### What you are asked to do
Leave out the pictures; transcribe all else exactly.

### Information provided
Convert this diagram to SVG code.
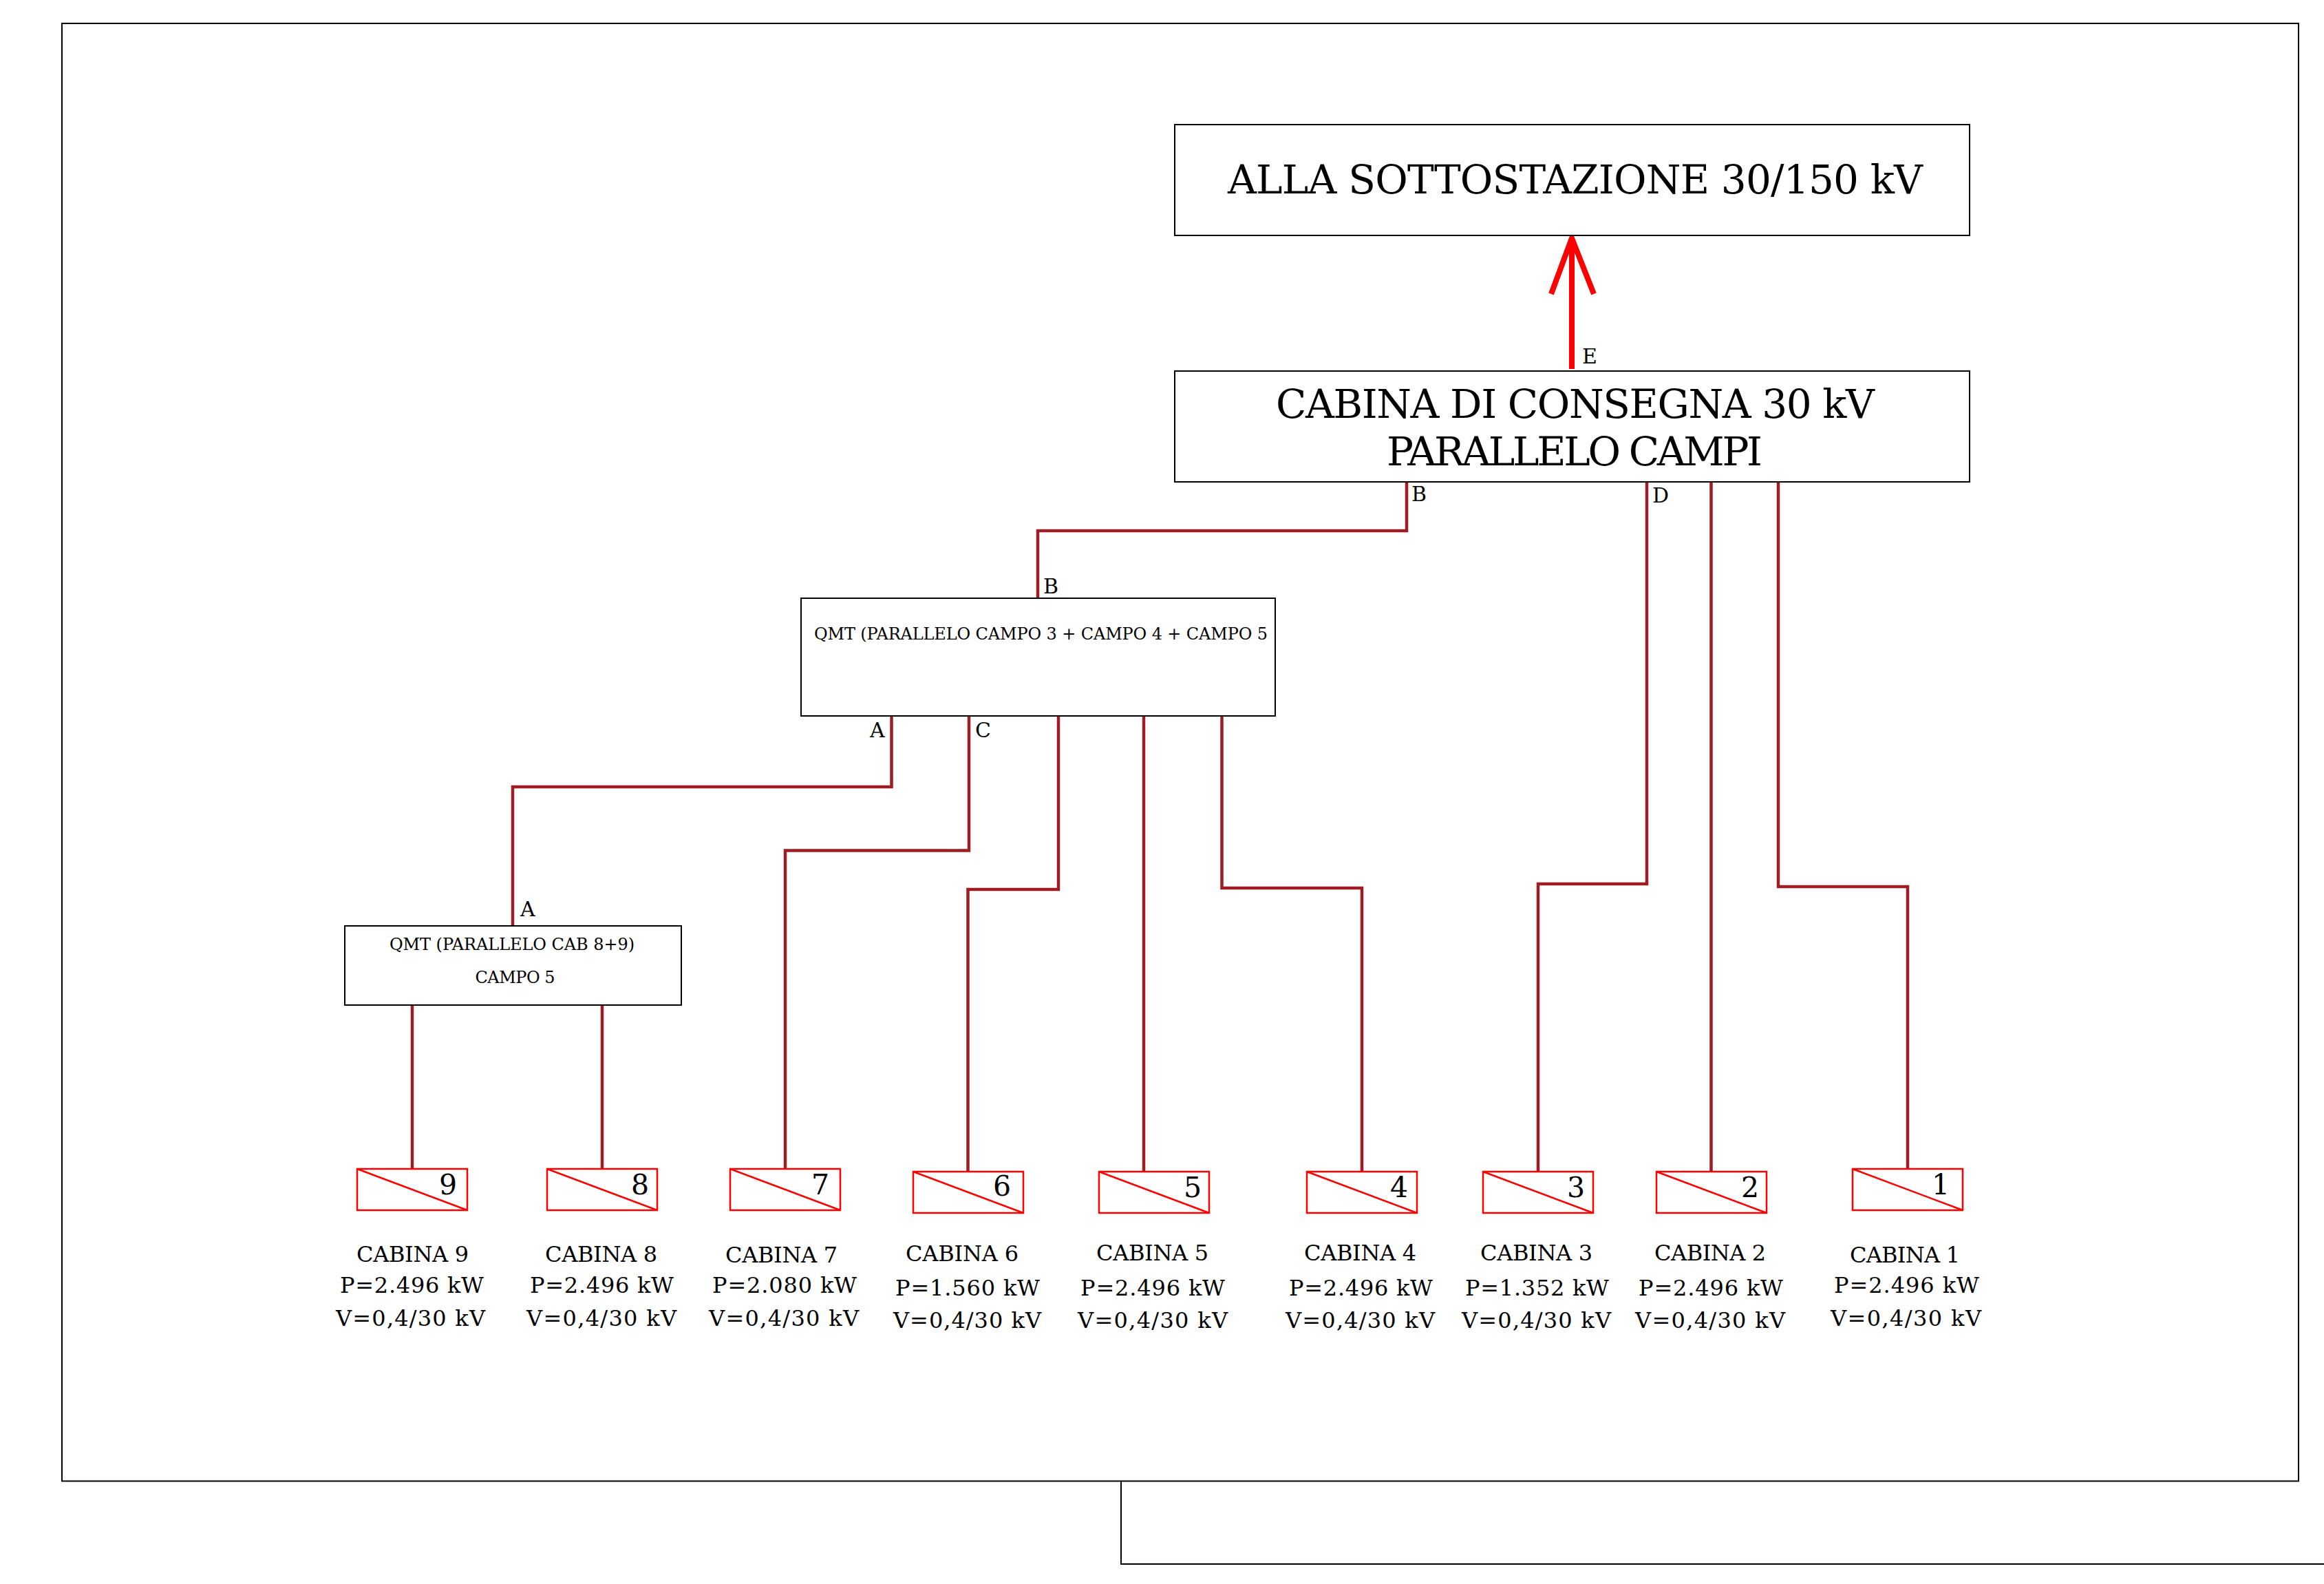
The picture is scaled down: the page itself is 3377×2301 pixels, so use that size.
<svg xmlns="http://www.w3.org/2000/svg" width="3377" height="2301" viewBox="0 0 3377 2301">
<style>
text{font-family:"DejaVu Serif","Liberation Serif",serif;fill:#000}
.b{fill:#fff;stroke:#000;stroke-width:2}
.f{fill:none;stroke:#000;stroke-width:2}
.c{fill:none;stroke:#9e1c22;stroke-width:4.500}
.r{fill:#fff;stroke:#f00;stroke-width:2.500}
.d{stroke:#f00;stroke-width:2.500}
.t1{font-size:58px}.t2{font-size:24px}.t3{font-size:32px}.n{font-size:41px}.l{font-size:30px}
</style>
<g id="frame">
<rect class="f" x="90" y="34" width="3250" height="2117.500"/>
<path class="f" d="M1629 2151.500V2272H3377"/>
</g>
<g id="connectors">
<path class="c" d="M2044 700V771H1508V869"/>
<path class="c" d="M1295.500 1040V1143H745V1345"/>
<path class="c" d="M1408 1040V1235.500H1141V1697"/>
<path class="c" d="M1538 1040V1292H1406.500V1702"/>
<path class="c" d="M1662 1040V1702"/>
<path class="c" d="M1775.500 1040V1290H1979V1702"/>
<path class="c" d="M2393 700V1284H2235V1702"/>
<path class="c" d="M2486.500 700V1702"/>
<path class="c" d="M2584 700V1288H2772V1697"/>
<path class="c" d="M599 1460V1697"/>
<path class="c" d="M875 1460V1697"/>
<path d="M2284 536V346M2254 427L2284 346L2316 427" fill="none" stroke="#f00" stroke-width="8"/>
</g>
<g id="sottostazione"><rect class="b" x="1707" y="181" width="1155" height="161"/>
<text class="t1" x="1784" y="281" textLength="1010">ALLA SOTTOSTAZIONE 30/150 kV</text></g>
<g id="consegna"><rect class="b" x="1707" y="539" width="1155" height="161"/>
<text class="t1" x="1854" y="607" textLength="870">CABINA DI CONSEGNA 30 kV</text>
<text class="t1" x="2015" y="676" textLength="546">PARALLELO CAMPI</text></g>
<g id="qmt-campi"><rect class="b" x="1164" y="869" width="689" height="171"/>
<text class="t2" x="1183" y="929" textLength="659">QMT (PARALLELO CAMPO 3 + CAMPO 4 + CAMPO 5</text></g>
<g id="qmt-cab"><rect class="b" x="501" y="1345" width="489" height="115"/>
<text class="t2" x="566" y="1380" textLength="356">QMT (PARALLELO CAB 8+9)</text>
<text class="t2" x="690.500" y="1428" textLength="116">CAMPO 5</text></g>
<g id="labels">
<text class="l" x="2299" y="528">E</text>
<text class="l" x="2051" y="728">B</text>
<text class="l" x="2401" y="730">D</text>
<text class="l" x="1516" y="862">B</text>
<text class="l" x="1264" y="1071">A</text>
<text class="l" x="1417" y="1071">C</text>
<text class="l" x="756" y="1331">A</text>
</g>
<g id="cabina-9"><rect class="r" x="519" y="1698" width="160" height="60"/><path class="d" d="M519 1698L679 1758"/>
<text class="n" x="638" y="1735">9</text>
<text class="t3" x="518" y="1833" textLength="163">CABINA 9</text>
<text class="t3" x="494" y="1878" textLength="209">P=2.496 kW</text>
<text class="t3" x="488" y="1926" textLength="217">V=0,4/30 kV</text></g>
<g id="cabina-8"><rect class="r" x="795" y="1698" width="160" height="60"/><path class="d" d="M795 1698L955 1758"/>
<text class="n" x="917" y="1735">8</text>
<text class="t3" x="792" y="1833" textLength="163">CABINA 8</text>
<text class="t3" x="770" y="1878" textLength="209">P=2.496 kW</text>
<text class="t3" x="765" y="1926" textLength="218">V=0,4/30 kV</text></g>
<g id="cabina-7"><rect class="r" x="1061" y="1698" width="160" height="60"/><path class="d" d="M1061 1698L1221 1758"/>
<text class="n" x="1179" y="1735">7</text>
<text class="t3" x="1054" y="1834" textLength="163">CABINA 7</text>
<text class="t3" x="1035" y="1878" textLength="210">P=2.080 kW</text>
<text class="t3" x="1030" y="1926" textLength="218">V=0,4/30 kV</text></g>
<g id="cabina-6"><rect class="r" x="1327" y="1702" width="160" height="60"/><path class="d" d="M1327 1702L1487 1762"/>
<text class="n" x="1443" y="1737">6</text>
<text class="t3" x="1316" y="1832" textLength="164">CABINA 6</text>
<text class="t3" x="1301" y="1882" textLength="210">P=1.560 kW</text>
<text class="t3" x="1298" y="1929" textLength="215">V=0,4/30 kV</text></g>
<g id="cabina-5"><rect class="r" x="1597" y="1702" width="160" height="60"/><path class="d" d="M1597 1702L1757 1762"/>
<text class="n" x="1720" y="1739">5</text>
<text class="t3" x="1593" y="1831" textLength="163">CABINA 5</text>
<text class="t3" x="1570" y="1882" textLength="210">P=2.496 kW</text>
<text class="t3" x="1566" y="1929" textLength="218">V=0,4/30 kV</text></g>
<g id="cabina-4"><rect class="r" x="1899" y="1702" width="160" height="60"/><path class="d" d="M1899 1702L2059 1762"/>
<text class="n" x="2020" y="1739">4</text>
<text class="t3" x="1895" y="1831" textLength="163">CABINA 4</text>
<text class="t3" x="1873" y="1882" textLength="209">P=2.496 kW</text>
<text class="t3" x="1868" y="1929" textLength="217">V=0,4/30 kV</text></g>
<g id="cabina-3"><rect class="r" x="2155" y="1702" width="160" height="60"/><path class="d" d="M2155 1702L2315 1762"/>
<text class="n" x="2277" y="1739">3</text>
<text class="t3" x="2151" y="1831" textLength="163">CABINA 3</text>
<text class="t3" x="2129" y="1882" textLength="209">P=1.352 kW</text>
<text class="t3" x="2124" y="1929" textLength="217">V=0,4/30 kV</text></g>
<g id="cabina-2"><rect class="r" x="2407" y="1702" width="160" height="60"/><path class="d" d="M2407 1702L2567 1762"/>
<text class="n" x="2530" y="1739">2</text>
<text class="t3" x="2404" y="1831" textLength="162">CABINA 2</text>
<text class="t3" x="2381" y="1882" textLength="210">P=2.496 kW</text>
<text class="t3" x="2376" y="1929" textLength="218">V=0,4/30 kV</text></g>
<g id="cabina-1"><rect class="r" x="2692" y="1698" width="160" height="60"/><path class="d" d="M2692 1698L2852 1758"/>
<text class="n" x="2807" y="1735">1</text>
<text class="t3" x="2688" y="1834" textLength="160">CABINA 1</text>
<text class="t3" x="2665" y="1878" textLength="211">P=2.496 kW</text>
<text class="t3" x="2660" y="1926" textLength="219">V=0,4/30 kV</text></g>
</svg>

### Finished answer
Convert this diagram to SVG code.
The picture is scaled down: the page itself is 3377×2301 pixels, so use that size.
<svg xmlns="http://www.w3.org/2000/svg" width="3377" height="2301" viewBox="0 0 3377 2301">
<style>
text{font-family:"DejaVu Serif","Liberation Serif",serif;fill:#000}
.b{fill:#fff;stroke:#000;stroke-width:2}
.f{fill:none;stroke:#000;stroke-width:2}
.c{fill:none;stroke:#9e1c22;stroke-width:4.500}
.r{fill:#fff;stroke:#f00;stroke-width:2.500}
.d{stroke:#f00;stroke-width:2.500}
.t1{font-size:58px}.t2{font-size:24px}.t3{font-size:32px}.n{font-size:41px}.l{font-size:30px}
</style>
<g id="frame">
<rect class="f" x="90" y="34" width="3250" height="2117.500"/>
<path class="f" d="M1629 2151.500V2272H3377"/>
</g>
<g id="connectors">
<path class="c" d="M2044 700V771H1508V869"/>
<path class="c" d="M1295.500 1040V1143H745V1345"/>
<path class="c" d="M1408 1040V1235.500H1141V1697"/>
<path class="c" d="M1538 1040V1292H1406.500V1702"/>
<path class="c" d="M1662 1040V1702"/>
<path class="c" d="M1775.500 1040V1290H1979V1702"/>
<path class="c" d="M2393 700V1284H2235V1702"/>
<path class="c" d="M2486.500 700V1702"/>
<path class="c" d="M2584 700V1288H2772V1697"/>
<path class="c" d="M599 1460V1697"/>
<path class="c" d="M875 1460V1697"/>
<path d="M2284 536V346M2254 427L2284 346L2316 427" fill="none" stroke="#f00" stroke-width="8"/>
</g>
<g id="sottostazione"><rect class="b" x="1707" y="181" width="1155" height="161"/>
<text class="t1" x="1784" y="281" textLength="1010">ALLA SOTTOSTAZIONE 30/150 kV</text></g>
<g id="consegna"><rect class="b" x="1707" y="539" width="1155" height="161"/>
<text class="t1" x="1854" y="607" textLength="870">CABINA DI CONSEGNA 30 kV</text>
<text class="t1" x="2015" y="676" textLength="546">PARALLELO CAMPI</text></g>
<g id="qmt-campi"><rect class="b" x="1164" y="869" width="689" height="171"/>
<text class="t2" x="1183" y="929" textLength="659">QMT (PARALLELO CAMPO 3 + CAMPO 4 + CAMPO 5</text></g>
<g id="qmt-cab"><rect class="b" x="501" y="1345" width="489" height="115"/>
<text class="t2" x="566" y="1380" textLength="356">QMT (PARALLELO CAB 8+9)</text>
<text class="t2" x="690.500" y="1428" textLength="116">CAMPO 5</text></g>
<g id="labels">
<text class="l" x="2299" y="528">E</text>
<text class="l" x="2051" y="728">B</text>
<text class="l" x="2401" y="730">D</text>
<text class="l" x="1516" y="862">B</text>
<text class="l" x="1264" y="1071">A</text>
<text class="l" x="1417" y="1071">C</text>
<text class="l" x="756" y="1331">A</text>
</g>
<g id="cabina-9"><rect class="r" x="519" y="1698" width="160" height="60"/><path class="d" d="M519 1698L679 1758"/>
<text class="n" x="638" y="1735">9</text>
<text class="t3" x="518" y="1833" textLength="163">CABINA 9</text>
<text class="t3" x="494" y="1878" textLength="209">P=2.496 kW</text>
<text class="t3" x="488" y="1926" textLength="217">V=0,4/30 kV</text></g>
<g id="cabina-8"><rect class="r" x="795" y="1698" width="160" height="60"/><path class="d" d="M795 1698L955 1758"/>
<text class="n" x="917" y="1735">8</text>
<text class="t3" x="792" y="1833" textLength="163">CABINA 8</text>
<text class="t3" x="770" y="1878" textLength="209">P=2.496 kW</text>
<text class="t3" x="765" y="1926" textLength="218">V=0,4/30 kV</text></g>
<g id="cabina-7"><rect class="r" x="1061" y="1698" width="160" height="60"/><path class="d" d="M1061 1698L1221 1758"/>
<text class="n" x="1179" y="1735">7</text>
<text class="t3" x="1054" y="1834" textLength="163">CABINA 7</text>
<text class="t3" x="1035" y="1878" textLength="210">P=2.080 kW</text>
<text class="t3" x="1030" y="1926" textLength="218">V=0,4/30 kV</text></g>
<g id="cabina-6"><rect class="r" x="1327" y="1702" width="160" height="60"/><path class="d" d="M1327 1702L1487 1762"/>
<text class="n" x="1443" y="1737">6</text>
<text class="t3" x="1316" y="1832" textLength="164">CABINA 6</text>
<text class="t3" x="1301" y="1882" textLength="210">P=1.560 kW</text>
<text class="t3" x="1298" y="1929" textLength="215">V=0,4/30 kV</text></g>
<g id="cabina-5"><rect class="r" x="1597" y="1702" width="160" height="60"/><path class="d" d="M1597 1702L1757 1762"/>
<text class="n" x="1720" y="1739">5</text>
<text class="t3" x="1593" y="1831" textLength="163">CABINA 5</text>
<text class="t3" x="1570" y="1882" textLength="210">P=2.496 kW</text>
<text class="t3" x="1566" y="1929" textLength="218">V=0,4/30 kV</text></g>
<g id="cabina-4"><rect class="r" x="1899" y="1702" width="160" height="60"/><path class="d" d="M1899 1702L2059 1762"/>
<text class="n" x="2020" y="1739">4</text>
<text class="t3" x="1895" y="1831" textLength="163">CABINA 4</text>
<text class="t3" x="1873" y="1882" textLength="209">P=2.496 kW</text>
<text class="t3" x="1868" y="1929" textLength="217">V=0,4/30 kV</text></g>
<g id="cabina-3"><rect class="r" x="2155" y="1702" width="160" height="60"/><path class="d" d="M2155 1702L2315 1762"/>
<text class="n" x="2277" y="1739">3</text>
<text class="t3" x="2151" y="1831" textLength="163">CABINA 3</text>
<text class="t3" x="2129" y="1882" textLength="209">P=1.352 kW</text>
<text class="t3" x="2124" y="1929" textLength="217">V=0,4/30 kV</text></g>
<g id="cabina-2"><rect class="r" x="2407" y="1702" width="160" height="60"/><path class="d" d="M2407 1702L2567 1762"/>
<text class="n" x="2530" y="1739">2</text>
<text class="t3" x="2404" y="1831" textLength="162">CABINA 2</text>
<text class="t3" x="2381" y="1882" textLength="210">P=2.496 kW</text>
<text class="t3" x="2376" y="1929" textLength="218">V=0,4/30 kV</text></g>
<g id="cabina-1"><rect class="r" x="2692" y="1698" width="160" height="60"/><path class="d" d="M2692 1698L2852 1758"/>
<text class="n" x="2807" y="1735">1</text>
<text class="t3" x="2688" y="1834" textLength="160">CABINA 1</text>
<text class="t3" x="2665" y="1878" textLength="211">P=2.496 kW</text>
<text class="t3" x="2660" y="1926" textLength="219">V=0,4/30 kV</text></g>
</svg>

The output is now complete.